[Your goal] Scan the data below. Pull out each line where "this" occurs.

________

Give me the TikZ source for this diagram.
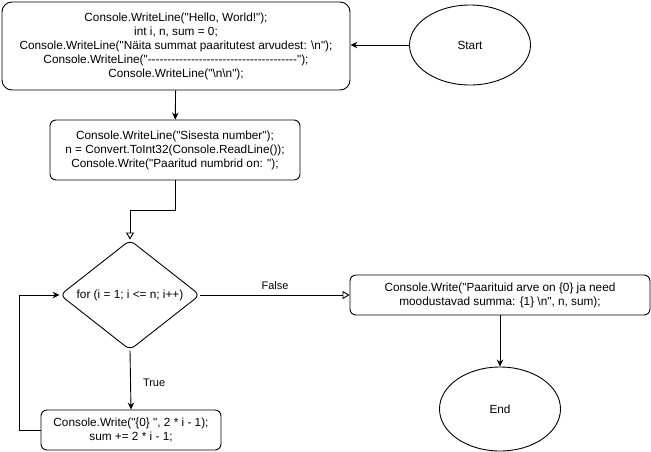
\documentclass[tikz,border=0pt]{standalone}
\usepackage{fontspec}
\setmainfont{Liberation Sans}[Ligatures=TeXOff]
\usetikzlibrary{arrows.meta,shapes.geometric}

\tikzset{
  code/.style={draw, rounded corners=6pt, align=center, inner sep=0pt,
    font=\fontsize{11.8}{14}\selectfont},
  term/.style={draw, ellipse, inner sep=0pt, font=\fontsize{11.8}{14}\selectfont},
  arr/.style={-{Stealth[length=7pt,width=6.5pt]}},
  oarr/.style={-{Triangle[open,length=7pt,width=8pt]}},
  lbl/.style={font=\fontsize{11}{13}\selectfont, inner sep=0pt}
}

\begin{document}
\begin{tikzpicture}[x=1pt,y=-1pt,line width=0.9pt]
  \useasboundingbox (0,0) rectangle (651,451);

  \node[term, minimum width=121, minimum height=80] (start) at (470,45) {Start};
  \node[code, rounded corners=10pt, minimum width=348, minimum height=88] (init) at (176,46)
    {Console.WriteLine("Hello, World!");\\
     int i, n, sum = 0;\\
     Console.WriteLine("Näita summat paaritutest arvudest: \textbackslash n");\\
     Console.WriteLine("--------------------------------------");\\
     Console.WriteLine("\textbackslash n\textbackslash n");};
  \node[code, minimum width=250, minimum height=60] (input) at (175,150)
    {Console.WriteLine("Sisesta number");\\
     n = Convert.ToInt32(Console.ReadLine());\\
     Console.Write("Paaritud numbrid on: ");};
  \node[code, shape=diamond, aspect=1.27, minimum width=140, minimum height=110] (loop) at (130,295)
    {for (i = 1; i <= n; i++)};
  \node[code, minimum width=180, minimum height=40] (body) at (131,430)
    {Console.Write("\{0\} ", 2 * i - 1);\\ sum += 2 * i - 1;};
  \node[code, minimum width=300, minimum height=40] (result) at (500,295)
    {Console.Write("Paarituid arve on \{0\} ja need\\
     moodustavad summa: \{1\} \textbackslash n", n, sum);};
  \node[term, minimum width=121, minimum height=84] (end) at (500,409) {End};

  \draw[arr] (start) -- (init.east |- start);
  \draw[arr] (init) -- (input);
  \draw[oarr] (input.south) -- ++(0,30) -| (loop.north);
  \draw[oarr] (loop.east) -- node[lbl, above=5pt] {False} (result.west);
  \draw[arr] (loop.south) -- node[lbl, right=12pt, pos=0.55] {True} (body.north);
  \draw[arr] (body.west) -- ++(-21,0) |- (loop.west);
  \draw[arr] (result) -- (end);
\end{tikzpicture}
\end{document}
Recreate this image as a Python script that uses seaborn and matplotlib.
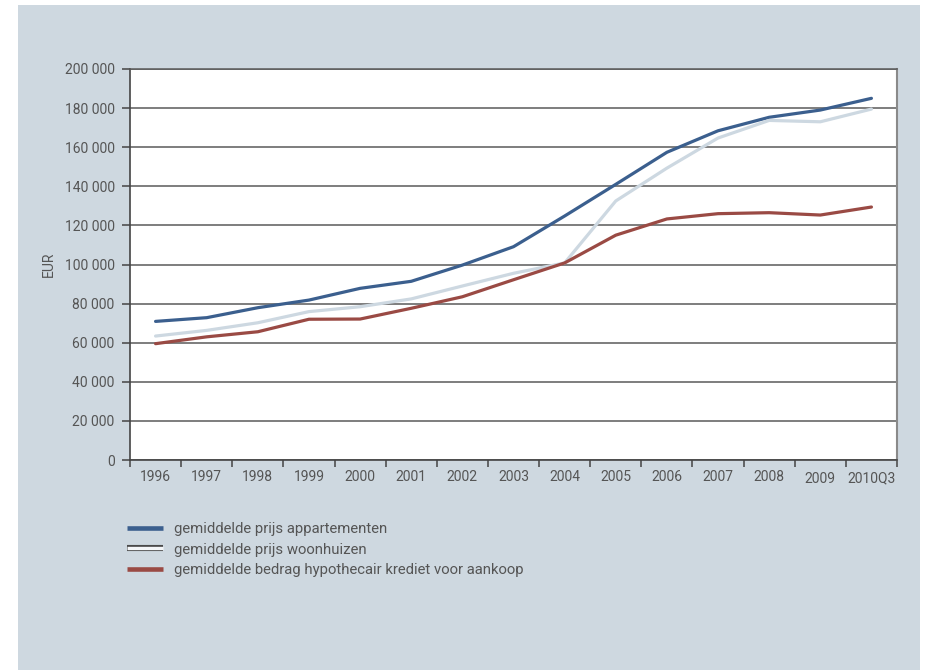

________

[Task answer]
Give me the TikZ source for this diagram.
Recreate this image as a Python script that uses seaborn and matplotlib.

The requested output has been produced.